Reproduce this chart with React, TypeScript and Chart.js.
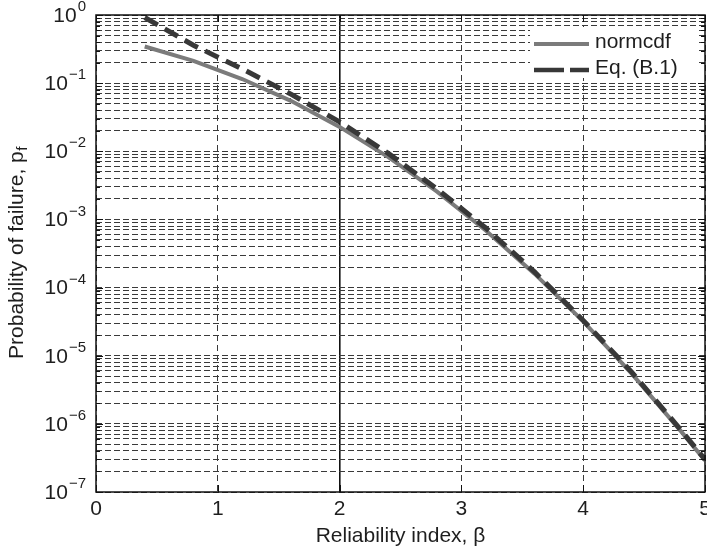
import React, { useEffect, useRef } from 'react';
import { Chart, registerables } from 'chart.js';

Chart.register(...registerables);

// Reliability index values (x)
const BETA = [0.4, 0.8, 1.2, 1.6, 2.0, 2.4, 2.8, 3.2, 3.6, 4.0, 4.4, 4.8, 5.0];
// Probability of failure
const PF_NORMCDF = [0.345, 0.212, 0.115, 0.055, 0.0228, 0.0082, 0.00256, 0.00069, 0.00016, 3.2e-5, 5.4e-6, 7.9e-7, 2.9e-7];
const PF_EQB1 = [0.92, 0.36, 0.162, 0.069, 0.027, 0.0093, 0.0028, 0.00075, 0.00017, 3.3e-5, 5.7e-6, 8.2e-7, 3.0e-7];

const SERIES_NAMES = ['normcdf', 'Eq. (B.1)'];
const X_TITLE = 'Reliability index, \u03b2';
const Y_TITLE = 'Probability of failure, p';
const Y_TITLE_SUB = 'f';
const Y_EXPONENTS = [0, -1, -2, -3, -4, -5, -6, -7];
const Y_MINOR_MULT = [1, 2, 3, 4, 5, 6, 7, 8, 9];

const FONT = '"Liberation Sans", Arial, Helvetica, sans-serif';
const TEXT = '#1e1e1e';
const GRAY_LINE = '#7b7b7b';
const DARK_LINE = '#383838';
const GRID = '#3a3a3a';

const yTickValues: number[] = [];
for (const e of Y_EXPONENTS.slice(1)) {
  for (const m of Y_MINOR_MULT) yTickValues.push(m * Math.pow(10, e));
}
yTickValues.push(1);

const decorPlugin = {
  id: 'decor',
  afterDatasetsDraw(chart: any) {
    const { ctx, chartArea: a, scales } = chart;
    const x = scales.x;
    const y = scales.y;
    ctx.save();
    ctx.setLineDash([]);

    // legend (white box over grid)
    const lx0 = 530, ly0 = 27, lw = 168, lh = 51;
    ctx.fillStyle = '#ffffff';
    ctx.fillRect(lx0, ly0, lw, lh);
    ctx.lineCap = 'butt';
    ctx.strokeStyle = GRAY_LINE;
    ctx.lineWidth = 4;
    ctx.beginPath();
    ctx.moveTo(534, 44);
    ctx.lineTo(589, 44);
    ctx.stroke();
    ctx.strokeStyle = DARK_LINE;
    ctx.lineWidth = 4.5;
    ctx.setLineDash([30, 6]);
    ctx.beginPath();
    ctx.moveTo(534, 70);
    ctx.lineTo(589, 70);
    ctx.stroke();
    ctx.setLineDash([]);
    ctx.fillStyle = TEXT;
    ctx.font = `21px ${FONT}`;
    ctx.textAlign = 'left';
    ctx.textBaseline = 'middle';
    ctx.fillText(SERIES_NAMES[0], 595, 42);
    ctx.fillText(SERIES_NAMES[1], 595, 68);

    // frame
    ctx.strokeStyle = '#111';
    ctx.lineWidth = 1.5;
    ctx.strokeRect(a.left, a.top, a.right - a.left, a.bottom - a.top);

    // inward tick marks
    ctx.lineWidth = 1;
    ctx.beginPath();
    for (const v of yTickValues) {
      const py = Math.round(y.getPixelForValue(v)) + 0.5;
      const len = Y_EXPONENTS.some((e) => Math.abs(Math.pow(10, e) - v) < 1e-12) ? 7 : 4;
      ctx.moveTo(a.left, py);
      ctx.lineTo(a.left + len, py);
      ctx.moveTo(a.right, py);
      ctx.lineTo(a.right - len, py);
    }
    for (const t of x.ticks) {
      const px = Math.round(x.getPixelForValue(t.value)) + 0.5;
      ctx.moveTo(px, a.bottom);
      ctx.lineTo(px, a.bottom - 7);
      ctx.moveTo(px, a.top);
      ctx.lineTo(px, a.top + 7);
    }
    ctx.stroke();

    // y tick labels 10^e
    ctx.fillStyle = TEXT;
    const rightEdge = 86;
    for (const e of Y_EXPONENTS) {
      const py = y.getPixelForValue(Math.pow(10, e));
      const sup = e === 0 ? '0' : '\u2212' + Math.abs(e);
      ctx.font = `15px ${FONT}`;
      const sw = ctx.measureText(sup).width;
      ctx.font = `21px ${FONT}`;
      ctx.textAlign = 'right';
      ctx.textBaseline = 'middle';
      ctx.fillText('10', rightEdge - sw - 1, py + 1);
      ctx.font = `15px ${FONT}`;
      ctx.textAlign = 'left';
      ctx.fillText(sup, rightEdge - sw, py - 8);
    }

    // y title with subscript
    ctx.save();
    ctx.translate(17, 253);
    ctx.rotate(-Math.PI / 2);
    ctx.font = `21px ${FONT}`;
    const mw = ctx.measureText(Y_TITLE).width;
    ctx.font = `15px ${FONT}`;
    const sw2 = ctx.measureText(Y_TITLE_SUB).width;
    const total = mw + sw2;
    ctx.textAlign = 'left';
    ctx.textBaseline = 'middle';
    ctx.font = `21px ${FONT}`;
    ctx.fillText(Y_TITLE, -total / 2, 0);
    ctx.font = `15px ${FONT}`;
    ctx.fillText(Y_TITLE_SUB, -total / 2 + mw + 0.5, 6);
    ctx.restore();

    ctx.restore();
  },
};

export default function App() {
  const ref = useRef<HTMLCanvasElement | null>(null);
  useEffect(() => {
    if (!ref.current) return;
    const chart = new Chart(ref.current, {
      type: 'line',
      data: {
        datasets: [
          {
            label: SERIES_NAMES[0],
            data: BETA.map((b, i) => ({ x: b, y: PF_NORMCDF[i] })),
            borderColor: GRAY_LINE,
            borderWidth: 4,
            pointRadius: 0,
            tension: 0,
            order: 2,
            borderCapStyle: 'butt',
          },
          {
            label: SERIES_NAMES[1],
            data: BETA.map((b, i) => ({ x: b, y: PF_EQB1[i] })),
            borderColor: DARK_LINE,
            borderWidth: 5,
            borderDash: [15, 8],
            pointRadius: 0,
            tension: 0,
            order: 1,
            borderCapStyle: 'butt',
          },
        ],
      },
      options: {
        animation: false,
        responsive: true,
        maintainAspectRatio: false,
        layout: { autoPadding: false, padding: { left: 0, right: 2, top: 15, bottom: 0 } },
        plugins: {
          legend: { display: false },
          tooltip: { enabled: false },
        },
        scales: {
          x: {
            type: 'linear',
            min: 0,
            max: 5,
            afterFit: (s: any) => {
              s.height = 62;
              s.paddingLeft = 0;
              s.paddingRight = 0;
            },
            ticks: {
              stepSize: 1,
              padding: 5,
              color: TEXT,
              font: { family: FONT, size: 21 },
              maxRotation: 0,
            },
            grid: {
              drawTicks: false,
              color: (c: any) => (c.tick && c.tick.value === 2 ? '#111' : GRID),
              lineWidth: (c: any) => (c.tick && c.tick.value === 2 ? 1.6 : 1),
            },
            border: {
              display: false,
              dash: (c: any) => (c.tick && c.tick.value === 2 ? [] : [6, 4]),
            },
            title: {
              display: true,
              text: X_TITLE,
              color: TEXT,
              font: { family: FONT, size: 21 },
              padding: { top: 0, bottom: 5 },
            },
          },
          y: {
            type: 'logarithmic',
            min: 1e-7,
            max: 1,
            afterBuildTicks: (s: any) => {
              s.ticks = yTickValues.map((v) => ({ value: v }));
            },
            afterFit: (s: any) => {
              s.width = 96;
              s.paddingTop = 0;
              s.paddingBottom = 0;
            },
            ticks: { display: false },
            grid: {
              drawTicks: false,
              color: GRID,
              lineWidth: 1,
            },
            border: { display: false, dash: [6, 3] },
          },
        },
      },
      plugins: [decorPlugin],
    } as any);
    return () => chart.destroy();
  }, []);

  return (
    <div style={{ position: 'fixed', left: 0, top: 0, width: 707, height: 554, background: '#fff' }}>
      <canvas ref={ref} />
    </div>
  );
}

◆ ◆ ◆ ◆

→ Work to be completed: Pictures excluded, repeat exactly the lines from the top of the material through the line with "5.7e-6, 8.2e-7, 3.0e-7];", including both of those lines.

→ Exercise result:
Reproduce this chart with React, TypeScript and Chart.js.
import React, { useEffect, useRef } from 'react';
import { Chart, registerables } from 'chart.js';

Chart.register(...registerables);

// Reliability index values (x)
const BETA = [0.4, 0.8, 1.2, 1.6, 2.0, 2.4, 2.8, 3.2, 3.6, 4.0, 4.4, 4.8, 5.0];
// Probability of failure
const PF_NORMCDF = [0.345, 0.212, 0.115, 0.055, 0.0228, 0.0082, 0.00256, 0.00069, 0.00016, 3.2e-5, 5.4e-6, 7.9e-7, 2.9e-7];
const PF_EQB1 = [0.92, 0.36, 0.162, 0.069, 0.027, 0.0093, 0.0028, 0.00075, 0.00017, 3.3e-5, 5.7e-6, 8.2e-7, 3.0e-7];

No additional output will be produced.